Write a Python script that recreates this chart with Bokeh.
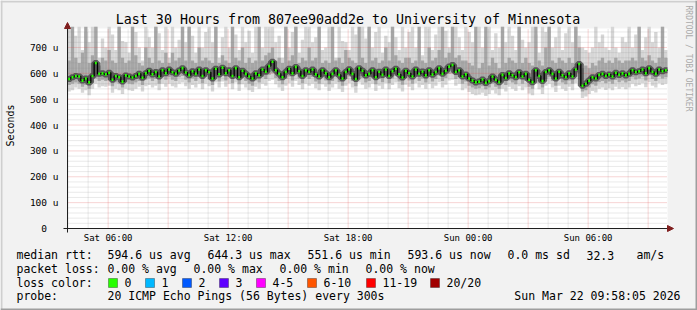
from datetime import datetime, timedelta
import math
from bokeh.plotting import figure
from bokeh.models import Label, BoxAnnotation, Arrow, NormalHead, FixedTicker
from bokeh.embed import file_html
from bokeh.resources import INLINE

# ---------------- data ----------------
t_end = datetime(2026, 3, 22, 9, 58, 5)
t_start = t_end - timedelta(hours=30)
step_minutes = 10

median_us = [
    578, 585, 590, 588, 572, 580, 565, 590, 640, 598, 600, 596,
    602, 575, 590, 585, 568, 592, 588, 584, 590, 598, 583, 600,
    610, 596, 605, 588, 612, 600, 615, 604, 598, 611, 620, 603,
    593, 608, 598, 615, 590, 612, 604, 580, 618, 596, 622, 600,
    612, 590, 620, 585, 610, 598, 588, 580, 600, 592, 615, 606,
    628, 645, 612, 598, 585, 605, 618, 600, 625, 608, 590, 612,
    605, 615, 596, 588, 612, 600, 585, 598, 612, 594, 580, 605,
    616, 598, 578, 620, 610, 592, 598, 612, 585, 606, 594, 615,
    590, 608, 618, 596, 584, 610, 600, 588, 615, 598, 607, 592,
    612, 595, 605, 620, 598, 610, 626, 632, 605, 612, 588, 596,
    580, 572, 565, 568, 576, 563, 570, 588, 575, 566, 594, 582,
    600, 592, 585, 604, 588, 598, 575, 566, 612, 590, 570, 605,
    612, 598, 580, 606, 592, 585, 600, 588, 615, 636, 552, 560,
    572, 585, 580, 594, 598, 590, 596, 588, 602, 594, 600, 592,
    598, 612, 604, 608, 615, 600, 620, 606, 598, 615, 608, 612,
]

smoke_max_us = [
    780, 700, 745, 780, 690, 760, 720, 780, 780, 660, 735, 700,
    780, 750, 690, 780, 725, 720, 680, 780, 760, 700, 650, 780,
    740, 700, 780, 755, 690, 780, 660, 780, 700, 730, 780, 720,
    780, 745, 680, 780, 700, 760, 780, 720, 780, 660, 740, 780,
    700, 780, 750, 690, 780, 720, 765, 680, 780, 735, 700, 780,
    780, 780, 720, 745, 660, 780, 700, 760, 780, 680, 730, 780,
    780, 720, 740, 780, 690, 700, 780, 755, 660, 780, 725, 720,
    690, 780, 750, 700, 780, 735, 780, 700, 760, 780, 680, 745,
    720, 780, 740, 690, 780, 700, 760, 780, 700, 730, 670, 780,
    780, 690, 750, 780, 720, 765, 700, 780, 780, 740, 690, 780,
    760, 720, 680, 780, 700, 740, 780, 690, 755, 700, 780, 720,
    780, 745, 690, 780, 730, 700, 720, 780, 750, 680, 780, 760,
    780, 700, 740, 780, 690, 755, 780, 720, 780, 745, 700, 690,
    680, 700, 780, 720, 750, 700, 690, 780, 700, 680, 740, 720,
    780, 700, 750, 780, 690, 740, 780, 720, 760, 700, 780, 690,
]

smoke_hi_us = [
    650, 780, 660, 640, 680, 780, 640, 670, 780, 630, 660, 650,
    690, 650, 640, 780, 660, 640, 650, 780, 670, 640, 630, 700,
    660, 640, 780, 650, 640, 680, 640, 680, 650, 660, 780, 650,
    780, 650, 640, 700, 650, 660, 650, 640, 780, 640, 670, 650,
    640, 780, 660, 650, 700, 640, 660, 640, 650, 780, 650, 670,
    680, 700, 650, 660, 640, 780, 650, 670, 780, 640, 660, 650,
    700, 650, 660, 780, 640, 650, 640, 780, 650, 660, 640, 690,
    660, 650, 640, 780, 660, 640, 780, 650, 660, 640, 650, 700,
    650, 780, 670, 650, 640, 660, 660, 640, 650, 780, 650, 640,
    700, 650, 660, 690, 780, 660, 680, 780, 660, 670, 650, 650,
    640, 630, 780, 620, 640, 780, 630, 660, 640, 620, 780, 640,
    660, 650, 640, 780, 640, 660, 640, 630, 780, 650, 630, 700,
    780, 650, 640, 660, 650, 640, 660, 640, 780, 700, 620, 630,
    620, 640, 630, 650, 660, 640, 650, 640, 660, 650, 640, 650,
    650, 660, 650, 780, 660, 650, 670, 650, 640, 660, 780, 660,
]

smoke_lo_us = [
    555, 560, 565, 560, 548, 555, 540, 565, 580, 570, 575, 570,
    575, 550, 565, 560, 545, 565, 560, 558, 565, 570, 555, 575,
    580, 570, 578, 560, 585, 575, 585, 575, 570, 585, 590, 575,
    565, 580, 570, 585, 562, 585, 575, 555, 590, 568, 592, 572,
    585, 562, 590, 558, 582, 570, 560, 552, 572, 565, 585, 578,
    595, 600, 582, 570, 558, 578, 588, 572, 595, 580, 562, 585,
    578, 586, 568, 560, 584, 572, 558, 570, 585, 566, 552, 578,
    588, 570, 550, 590, 582, 565, 570, 585, 558, 578, 566, 588,
    562, 580, 590, 568, 556, 582, 572, 560, 588, 570, 580, 565,
    585, 568, 578, 592, 570, 582, 598, 600, 578, 585, 560, 568,
    552, 545, 540, 542, 550, 538, 545, 560, 548, 540, 566, 555,
    572, 565, 558, 576, 560, 570, 548, 540, 585, 562, 545, 578,
    585, 570, 552, 578, 565, 558, 572, 560, 588, 600, 530, 535,
    545, 558, 552, 566, 570, 562, 568, 560, 574, 566, 572, 565,
    570, 585, 576, 580, 588, 572, 592, 578, 570, 588, 580, 585,
]

smoke_min_us = [
    530, 535, 545, 540, 525, 535, 515, 540, 560, 545, 550, 548,
    552, 525, 540, 535, 520, 540, 535, 532, 540, 548, 530, 550,
    555, 545, 552, 535, 560, 548, 560, 550, 545, 560, 565, 550,
    540, 555, 545, 560, 538, 560, 550, 530, 565, 545, 568, 548,
    560, 538, 565, 532, 558, 545, 535, 528, 548, 540, 560, 552,
    570, 575, 558, 545, 532, 552, 562, 548, 570, 555, 538, 560,
    552, 560, 542, 535, 558, 548, 532, 545, 560, 540, 528, 552,
    562, 545, 525, 565, 556, 540, 545, 560, 532, 552, 540, 562,
    538, 555, 565, 542, 530, 556, 548, 535, 562, 545, 555, 540,
    560, 542, 552, 566, 545, 556, 572, 575, 552, 560, 535, 542,
    528, 520, 515, 518, 525, 512, 520, 535, 522, 515, 540, 530,
    548, 540, 532, 550, 535, 545, 522, 515, 560, 538, 520, 552,
    560, 545, 528, 552, 540, 532, 548, 535, 562, 575, 505, 510,
    520, 532, 526, 540, 545, 536, 542, 535, 548, 540, 546, 538,
    545, 560, 550, 555, 562, 546, 566, 552, 545, 562, 555, 560,
]

y_ticks = [0, 100, 200, 300, 400, 500, 600, 700]
y_tick_labels = ["\u00a0\u00a00\u00a0\u00a0", "100 u", "200 u", "300 u", "400 u", "500 u", "600 u", "700 u"]
y_top = 773.4

x_tick_times = [datetime(2026, 3, 21, 6), datetime(2026, 3, 21, 12), datetime(2026, 3, 21, 18),
                datetime(2026, 3, 22, 0), datetime(2026, 3, 22, 6)]
x_tick_labels = ["Sat 06:00", "Sat 12:00", "Sat 18:00", "Sun 00:00", "Sun 06:00"]

title_text = "Last 30 Hours from 807ee90add2e to University of Minnesota"
line_rtt = [("median rtt:", 16), ("594.6 us avg", 107), ("644.3 us max", 207), ("551.6 us min", 307),
            ("593.6 us now", 407), ("0.0 ms sd", 507), ("32.3", 586), ("am/s", 636)]
line_loss = [("packet loss:", 16), ("0.00 % avg", 107), ("0.00 % max", 193), ("0.00 % min", 279),
             ("0.00 % now", 365)]
loss_names = ["0", "1", "2", "3", "4-5", "6-10", "11-19", "20/20"]
loss_colors = ["#26ff00", "#00b8ff", "#0059ff", "#5e00ff", "#ff00ff", "#ff5500", "#ff0000", "#a10000"]
loss_box_x = [108, 145, 182, 219, 256, 307, 366, 430]
probe_text = "20 ICMP Echo Pings (56 Bytes) every 300s"
date_text = "Sun Mar 22 09:58:05 2026"
watermark = "RRDTOOL / TOBI OETIKER"

# ---------------- derived ----------------
EPOCH = datetime(1970, 1, 1)
def ms(d):
    return (d - EPOCH).total_seconds() * 1000.0

n = len(median_us)
step = timedelta(minutes=step_minutes)
lefts = [ms(t_start + step * i) for i in range(n)]
rights = [ms(t_start + step * (i + 1)) for i in range(n)]
step_ms = rights[0] - lefts[0]

W, H = 697, 310
FL, FR, FT, FB = 67, 667, 28, 228          # plot area in canvas pixels
XS = (ms(t_end) - ms(t_start)) / (FR - FL)  # ms per pixel
YS = y_top / (FB - FT)                      # us per pixel
x0 = ms(t_start)

FONT = "DejaVu Sans Mono"

p = figure(width=W, height=H, output_backend="svg", toolbar_location=None, title=None,
           x_axis_type="datetime",
           x_range=(x0 - FL * XS, x0 + (W - FL) * XS),
           y_range=(-(H - FB) * YS, y_top + FT * YS),
           min_border=0)
p.background_fill_color = "#F2F2F2"
p.border_fill_color = "#F2F2F2"
p.outline_line_color = None
p.xgrid.visible = False
p.ygrid.visible = False

# white graph canvas
p.quad(left=[x0], right=[ms(t_end)], bottom=[0], top=[y_top], fill_color="#FFFFFF", line_color=None)

# smoke
p.quad(left=lefts, right=rights, bottom=smoke_min_us, top=smoke_max_us,
       fill_color="#d6d6d6", line_color=None)
p.quad(left=lefts, right=rights, bottom=smoke_lo_us, top=smoke_hi_us,
       fill_color="#a6a6a6", line_color=None)

# grid lines (dotted), limited to the graph canvas
hours = [ms(t_start.replace(minute=0, second=0) + timedelta(hours=h)) for h in range(1, 31)]
hours = [h for h in hours if h < ms(t_end)]
red_v = [h for h in hours if int(h / 3600000) % 3 == 0]
gray_v = [h for h in hours if h not in red_v]
gray_h = [v for v in range(20, 780, 20) if v % 100 != 0 and v < y_top]
red_h = [v for v in y_ticks if v > 0]
p.segment(x0=gray_v, x1=gray_v, y0=[0] * len(gray_v), y1=[y_top] * len(gray_v),
          line_color="#8F8F8F", line_alpha=0.38, line_dash="1 1", line_width=1)
p.segment(x0=[x0] * len(gray_h), x1=[ms(t_end)] * len(gray_h), y0=gray_h, y1=gray_h,
          line_color="#8F8F8F", line_alpha=0.38, line_dash="1 1", line_width=1)
p.segment(x0=red_v, x1=red_v, y0=[0] * len(red_v), y1=[y_top] * len(red_v),
          line_color="#DE4F4F", line_alpha=0.48, line_dash="1 1", line_width=1)
p.segment(x0=[x0] * len(red_h), x1=[ms(t_end)] * len(red_h), y0=red_h, y1=red_h,
          line_color="#DE4F4F", line_alpha=0.48, line_dash="1 1", line_width=1)

# median
p.step(x=lefts + [rights[-1]], y=median_us + [median_us[-1]], mode="after",
       line_color="#3c3c3c", line_width=6, line_alpha=0.75)
p.step(x=lefts + [rights[-1]], y=median_us + [median_us[-1]], mode="after",
       line_color="#000000", line_width=1.3)
p.segment(x0=[l + 0.2 * step_ms for l in lefts], x1=[r - 0.2 * step_ms for r in rights],
          y0=median_us, y1=median_us, line_color="#26ff00", line_width=2.6)

# y axis (fixed at the start time)
yax = p.yaxis[0]
yax.fixed_location = x0
yax.bounds = (-4 * YS, y_top + 3 * YS)
yax.ticker = FixedTicker(ticks=y_ticks)
yax.major_label_overrides = {t: l for t, l in zip(y_ticks, y_tick_labels)}
yax.major_tick_line_color = None
yax.minor_tick_line_color = None
yax.major_tick_out = 0
yax.major_tick_in = 0
yax.major_label_standoff = 9
yax.major_label_text_font = FONT
yax.major_label_text_font_size = "9.5px"
yax.major_label_text_color = "#000000"
yax.axis_line_color = "#1F1F1F"

# x axis (fixed at zero)
xax = p.xaxis[0]
xax.fixed_location = 0
xax.bounds = (x0 - 4 * XS, ms(t_end) + 3 * XS)
x_ticks_ms = [ms(d) for d in x_tick_times]
xax.ticker = FixedTicker(ticks=x_ticks_ms)
xax.major_label_overrides = {t: l for t, l in zip(x_ticks_ms, x_tick_labels)}
xax.major_tick_line_color = None
xax.minor_tick_line_color = None
xax.major_tick_out = 0
xax.major_tick_in = 0
xax.major_label_standoff = 4
xax.major_label_text_font = FONT
xax.major_label_text_font_size = "9px"
xax.major_label_text_color = "#000000"
xax.axis_line_color = "#1F1F1F"

# axis arrows
head_col = "#801F1F"
p.add_layout(Arrow(end=NormalHead(size=6, fill_color=head_col, line_color=head_col, line_width=1),
                   x_start=ms(t_end), y_start=0, x_end=ms(t_end) + 6 * XS, y_end=0, line_color=None))
p.add_layout(Arrow(end=NormalHead(size=6, fill_color=head_col, line_color=head_col, line_width=1),
                   x_start=x0, y_start=y_top, x_end=x0, y_end=y_top + 6 * YS, line_color=None))

# texts (screen units: canvas pixels, y measured from the bottom)
def lab(text, cx, cy, size="11.5px", align="left", angle=0.0, color="#000000"):
    p.add_layout(Label(x=cx, y=H - cy, x_units="screen", y_units="screen", text=text,
                       text_font=FONT, text_font_size=size, text_align=align,
                       text_baseline="middle", text_color=color, angle=angle))

lab(title_text, 347.5, 19, size="13.3px", align="center")
lab("Seconds", 10, 125, size="10px", align="center", angle=math.pi / 2)
lab(watermark, 688, 58, size="8px", align="center", angle=-math.pi / 2, color="#aaaaaa")
for text, x in line_rtt:
    lab(text, x, 254.5)
for text, x in line_loss:
    lab(text, x, 268.3)
lab("loss color:", 16, 282.3)
for name, bx in zip(loss_names, loss_box_x):
    lab(name, bx + 16, 282.3)
lab("probe:", 16, 295.7)
lab(probe_text, 107, 295.7)
lab(date_text, 680, 295.7, align="right")

def band(l, r, t, b, col, line=None):
    p.add_layout(BoxAnnotation(left=l, right=r, top=H - t, bottom=H - b,
                               left_units="screen", right_units="screen",
                               top_units="screen", bottom_units="screen",
                               fill_color=col, fill_alpha=1.0, line_color=line, line_width=1))

for col, bx in zip(loss_colors, loss_box_x):
    band(bx, bx + 9, 278, 287, col, line="#000000")

# 3D frame around the image
band(0, W, 0, 2, "#CFCFCF")
band(0, 2, 0, H, "#CFCFCF")
band(0, W, H - 2, H, "#9E9E9E")
band(W - 2, W, 0, H, "#9E9E9E")

open("out.html", "w").write(file_html(p, INLINE, "smokeping"))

○ ○ ○ ○

◆ **WHAT TO WORK ON**: Would you reproduce the lines above, from the very first through the line containing "step_minutes = 10", exactly and without the pictures?

◆ **CORRECT ANSWER**:
Write a Python script that recreates this chart with Bokeh.
from datetime import datetime, timedelta
import math
from bokeh.plotting import figure
from bokeh.models import Label, BoxAnnotation, Arrow, NormalHead, FixedTicker
from bokeh.embed import file_html
from bokeh.resources import INLINE

# ---------------- data ----------------
t_end = datetime(2026, 3, 22, 9, 58, 5)
t_start = t_end - timedelta(hours=30)
step_minutes = 10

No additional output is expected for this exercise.